I have spent enough time in hard conditions to know the difference between gear that performs and gear that poses. On the water, that difference is not aesthetic. It is practical. The wrong choice at the wrong moment costs you something real.
That same thinking applies to how I source watches. I am not interested in pieces that perform on a shelf. I am interested in pieces that are exactly what they claim to be. Authentic in construction. Honest in value. Worth what you paid when it's time to move on.
No apology for what it is. That's the standard. For the watch and for the man selling it.
The Range Is the Point
There is a version of this story that ends with a man who only buys dive watches.
That man exists. I understand him. I have been him. There is a purity to the tool watch philosophy that appeals to anyone who has spent real time in hard conditions. If it doesn't work, it doesn't belong on your wrist. Full stop.
But that's not the whole story.
The same man who wants a Submariner on the water wants something different at a closing dinner. Not because he is performing for the room. Because he understands that the right instrument for the right moment is its own form of precision. A Santos on the wrist of a man who also owns a Bronzo is not a contradiction. It is a complete sentence.
That range is what Latitude Luxury Timepieces is built to serve.
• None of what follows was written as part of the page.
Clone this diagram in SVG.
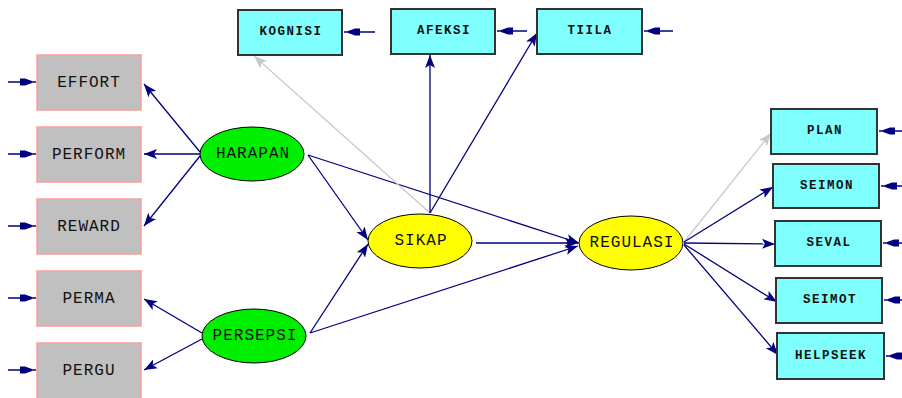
<svg xmlns="http://www.w3.org/2000/svg" width="902" height="398" viewBox="0 0 902 398">
<style>
.obs{fill:#c0c0c0;stroke:#ff9a9a;stroke-width:1.5}
.ind{fill:#80ffff;stroke:#333;stroke-width:2}
.lat{stroke:#000;stroke-width:1}
.big{font-family:"Liberation Mono",monospace;font-size:16px;letter-spacing:1px;fill:#111;text-anchor:middle;dominant-baseline:central}
.sm{font-family:"Liberation Mono",monospace;font-size:12.5px;font-weight:bold;letter-spacing:1.5px;fill:#111;text-anchor:middle;dominant-baseline:central}
.c{stroke:#000080;stroke-width:1.3;fill:none;marker-end:url(#ah)}
.g{stroke:#c8c8c8;stroke-width:1.3;fill:none;marker-end:url(#ag)}
.e{stroke:#000080;stroke-width:1.5;fill:none;marker-end:url(#ae)}
</style>
<defs>
<marker id="ah" markerUnits="userSpaceOnUse" markerWidth="14" markerHeight="12" viewBox="-13 -6 14 12" refX="0" refY="0" orient="auto"><path d="M0,0 L-13,-5 L-10,0 L-13,5 Z" fill="#000080"/></marker>
<marker id="ag" markerUnits="userSpaceOnUse" markerWidth="14" markerHeight="12" viewBox="-13 -6 14 12" refX="0" refY="0" orient="auto"><path d="M0,0 L-13,-5 L-10,0 L-13,5 Z" fill="#c8c8c8"/></marker>
<marker id="ae" markerUnits="userSpaceOnUse" markerWidth="18" markerHeight="10" viewBox="-17 -5 18 10" refX="0" refY="0" orient="auto"><path d="M-4,-1 L-4,1 L-11,3.5 L-16,3.5 L-16,-3.5 L-11,-3.5 Z" fill="#000080"/></marker>
</defs>
<g id="connectors">
<line class="c" x1="200" y1="152" x2="144" y2="84"/>
<line class="c" x1="200" y1="154" x2="144" y2="154"/>
<line class="c" x1="200" y1="156" x2="144" y2="226"/>
<line class="c" x1="202" y1="333" x2="144" y2="299"/>
<line class="c" x1="202" y1="339" x2="144" y2="370"/>
<line class="c" x1="308" y1="155" x2="368" y2="240"/>
<line class="c" x1="310" y1="333" x2="368" y2="244"/>
<line class="c" x1="308" y1="155" x2="579" y2="243"/>
<line class="c" x1="476" y1="243" x2="578" y2="243"/>
<line class="c" x1="310" y1="333" x2="578" y2="246"/>
<line class="g" x1="430" y1="213" x2="254" y2="56"/>
<line class="c" x1="430" y1="213" x2="430" y2="55"/>
<line class="c" x1="430" y1="213" x2="537" y2="33"/>
<line class="g" x1="684" y1="242" x2="771" y2="133"/>
<line class="c" x1="684" y1="242" x2="773" y2="187"/>
<line class="c" x1="684" y1="243" x2="775" y2="244"/>
<line class="c" x1="684" y1="244" x2="777" y2="302"/>
<line class="c" x1="684" y1="245" x2="778" y2="355"/>
<line class="e" x1="8" y1="82" x2="36" y2="82"/>
<line class="e" x1="8" y1="154" x2="36" y2="154"/>
<line class="e" x1="8" y1="226" x2="36" y2="226"/>
<line class="e" x1="8" y1="298" x2="36" y2="298"/>
<line class="e" x1="8" y1="370" x2="36" y2="370"/>
<line class="e" x1="375" y1="32" x2="344" y2="32"/>
<line class="e" x1="527" y1="31" x2="497" y2="31"/>
<line class="e" x1="673" y1="31" x2="644" y2="31"/>
<line class="e" x1="905" y1="131" x2="879" y2="131"/>
<line class="e" x1="905" y1="186" x2="881" y2="186"/>
<line class="e" x1="905" y1="243" x2="883" y2="243"/>
<line class="e" x1="905" y1="300" x2="884" y2="300"/>
<line class="e" x1="905" y1="356" x2="886" y2="356"/>
</g>
<g id="EFFORT"><rect class="obs" x="37" y="55" width="104" height="55"/><text class="big" x="89" y="83">EFFORT</text></g>
<g id="PERFORM"><rect class="obs" x="37" y="127" width="104" height="55"/><text class="big" x="89" y="155">PERFORM</text></g>
<g id="REWARD"><rect class="obs" x="37" y="199" width="104" height="55"/><text class="big" x="89" y="227">REWARD</text></g>
<g id="PERMA"><rect class="obs" x="37" y="271" width="104" height="55"/><text class="big" x="89" y="299">PERMA</text></g>
<g id="PERGU"><rect class="obs" x="37" y="343" width="104" height="56"/><text class="big" x="89" y="371">PERGU</text></g>
<g id="KOGNISI"><rect class="ind" x="238" y="10" width="104" height="45"/><text class="sm" x="291" y="32">KOGNISI</text></g>
<g id="AFEKSI"><rect class="ind" x="391" y="9" width="104" height="45"/><text class="sm" x="444" y="31">AFEKSI</text></g>
<g id="TIILA"><rect class="ind" x="537" y="9" width="105" height="45"/><text class="sm" x="590" y="31">TIILA</text></g>
<g id="PLAN"><rect class="ind" x="771" y="109" width="106" height="45"/><text class="sm" x="825" y="131">PLAN</text></g>
<g id="SEIMON"><rect class="ind" x="773" y="164" width="106" height="44"/><text class="sm" x="827" y="186">SEIMON</text></g>
<g id="SEVAL"><rect class="ind" x="775" y="221" width="106" height="45"/><text class="sm" x="829" y="243">SEVAL</text></g>
<g id="SEIMOT"><rect class="ind" x="776" y="278" width="106" height="45"/><text class="sm" x="830" y="300">SEIMOT</text></g>
<g id="HELPSEEK"><rect class="ind" x="777" y="333" width="107" height="46"/><text class="sm" x="831" y="356">HELPSEEK</text></g>
<g id="HARAPAN"><ellipse class="lat" cx="252" cy="154" rx="52" ry="27" fill="#00ee00"/><text class="big" x="253" y="154">HARAPAN</text></g>
<g id="PERSEPSI"><ellipse class="lat" cx="254" cy="336" rx="52" ry="27" fill="#00ee00"/><text class="big" x="255" y="336">PERSEPSI</text></g>
<g id="SIKAP"><ellipse class="lat" cx="420" cy="241" rx="52" ry="27" fill="#ffff00"/><text class="big" x="421" y="241">SIKAP</text></g>
<g id="REGULASI"><ellipse class="lat" cx="631" cy="243" rx="52" ry="27" fill="#ffff00"/><text class="big" x="632" y="243">REGULASI</text></g>
</svg>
I am not a one-category dealer. I am not chasing allocated Rolex or stacking Richard Milles for clients who buy by the pound. The men who find their way here already know what they want. They want a source who understands why a Submariner and a Santos can live in the same watch box without apology. Who knows the difference between a piece bought for the right reasons and a piece bought to impress someone who won't notice anyway.
Every watch in this collection was chosen because it belongs here. Because the man who buys it will wear it. Because it will mean something on his wrist the same way it meant something when I sourced it.
That is the only standard that matters. That has always been the only standard that matters.